Layman's Question on Schemes I am reading Jordan Ellenberg's article on Arithmetic Geometry in the Princeton Companion to Mathematics. I have forgotten most of the algebra I learned since passing my qualifying exams more than 30 years ago. The article is beautifully written and I followed almost everything he said and how schemes is a way to associate a geometric object with any ring in Section 3.3 on page 377. In section 3.4, he gave the example of $\text{Spec } \mathbb Z$ and that each point $n$ of $\mathbb Z$ can be consider as a map from $\text{Spec } \mathbb Z$ to $\mathbb C$ using $n\mod p$. Great. It works. My question is how is this done in general for an arbitrary ring $R$? (The only way I can think of is to use the quotient for each prime ideal $(p)$ and send $(p)$ to $n+(p)$. However, this would mean that the range of map changes with the argument $(p)$. The problem I have with that is that for a fixed $n\in R$, the range of $n$ considered as a map changes with the argument $(p)$.) Another question: what is a good reference to read a little more on the topic without trying to become an expert in the area.
 A: You're right that the range of the map you want to write down changes with $(p)$. In fact this happens even in the case of $\mathbb Z$: Ellenberg doesn't have space to write down many details, but the map he describes is $\mathbb Z\to \mathbb Z/(p), n\mapsto n\pmod p$. Why this map, rather than the one to $\mathbb C$ you suggested?
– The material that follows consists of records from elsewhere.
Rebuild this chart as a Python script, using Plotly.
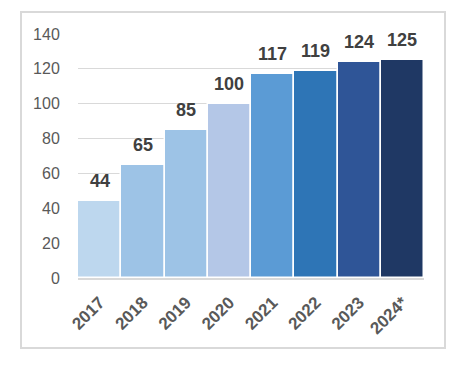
import plotly.graph_objects as go

years = ["2017", "2018", "2019", "2020", "2021", "2022", "2023", "2024*"]
values = [44, 65, 85, 100, 117, 119, 124, 125]
colors = ["#BDD7EE", "#9DC3E6", "#9DC3E6", "#B4C7E7", "#5B9BD5", "#2E75B6", "#2F5597", "#1F3864"]
y_ticks = [0, 20, 40, 60, 80, 100, 120, 140]

positions = list(range(len(years)))

fig = go.Figure()
fig.add_trace(go.Bar(
    x=positions, y=values,
    marker_color=colors,
    marker_line_color="white", marker_line_width=1.5,
    hoverinfo="skip",
))

for p, v in zip(positions, values):
    fig.add_annotation(x=p, y=v, text="<b>%d</b>" % v, showarrow=False,
                       xanchor="center", yanchor="bottom", yshift=8,
                       font=dict(family="Liberation Sans, Arial", size=18, color="#404040"))

# page has an 8px body margin, so figure coords = screen coords - 8
W, H = 456, 356
L, R, T, B = 70, 40, 26, 86
pw, ph = W - L - R, H - T - B
def px(x): return (x - L) / pw
def py(y): return (H - B - y) / ph

fig.add_shape(type="rect", xref="paper", yref="paper",
              x0=px(13), x1=px(437), y0=py(340), y1=py(4),
              line=dict(color="#D9D9D9", width=2), layer="below")

fig.update_layout(
    width=W, height=H,
    margin=dict(l=L, r=R, t=T, b=B, autoexpand=False),
    paper_bgcolor="white", plot_bgcolor="white",
    bargap=0, showlegend=False,
    xaxis=dict(range=[-0.5, 7.5], tickmode="array", tickvals=positions,
               ticktext=["<b>%s</b>" % y for y in years],
               tickangle=-45, showgrid=False, showline=True, zeroline=False,
               linecolor="#D9D9D9", linewidth=2,
               ticks="outside", ticklen=6, tickcolor="rgba(0,0,0,0)",
               tickfont=dict(family="Liberation Sans, Arial", size=17, color="#595959")),
    yaxis=dict(range=[0, 140], tickmode="array", tickvals=y_ticks,
               showgrid=True, gridcolor="#D9D9D9", gridwidth=1,
               zeroline=False, showline=False,
               ticks="outside", ticklen=14, tickcolor="rgba(0,0,0,0)",
               tickfont=dict(family="Liberation Sans, Arial", size=16, color="#595959")),
)

fig.write_html("out.html")
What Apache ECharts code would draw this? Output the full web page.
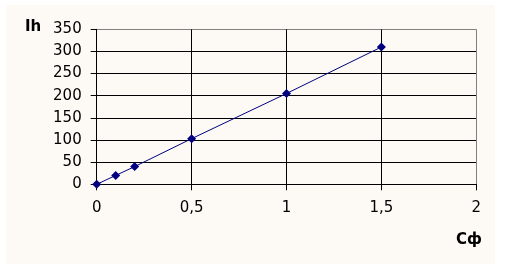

Simply because the latter map is not a ring homomorphism, so doesn't reveal the structure these maps are supposed to reveal.
In general, for a commutative ring $A$ there is a "map" associating to each $x\in A$ its "value" at the prime ideal $\mathfrak p.$ (Here I write $\mathfrak p$ instead of $(p)$ because $\mathfrak p$ might not be generated by one element for a general $A$.) This simply takes $x$ to $x\pmod{ \mathfrak{p}}$, that is, to the value of $x$ in the quotient ring $A/\mathfrak p$. We can see this agrees with the example of $\mathbb{Z}$. For one more point on this: in classical algebraic geometry over, most often, $\mathbb C$, our $A$ becomes a ring of polynomials $\mathbb C[X_1... X_n]$ and these "evaluation" homomorphisms correspond to the actual evaluation of a polynomial at a point in $\mathbb C^n$. In general it would be nice if our evaluations at least landed in a field, to salvage some of the computational facility of the classical situation. For this one often takes the evaluation's range as the field of fractions $\kappa_\mathfrak p$ of $A/\mathfrak p$ instead of $A/\mathfrak p$ itself.
As to learning more: you might look at this exposition of some of the justification for beginning to work with schemes. The first book I'd recommend is The Geometry of Schemes by Eisenbud and Harris. If you don't remember much about sheaves, or about commutative algebra, it might be tough going to jump into general schemes, in which case you might page through Eisenbud's Commutative Algebra with a View Towards Algebraic Geometry. This is basically a book on affine schemes, that is, the spectra of commutative rings, and has many very pleasant motivating examples.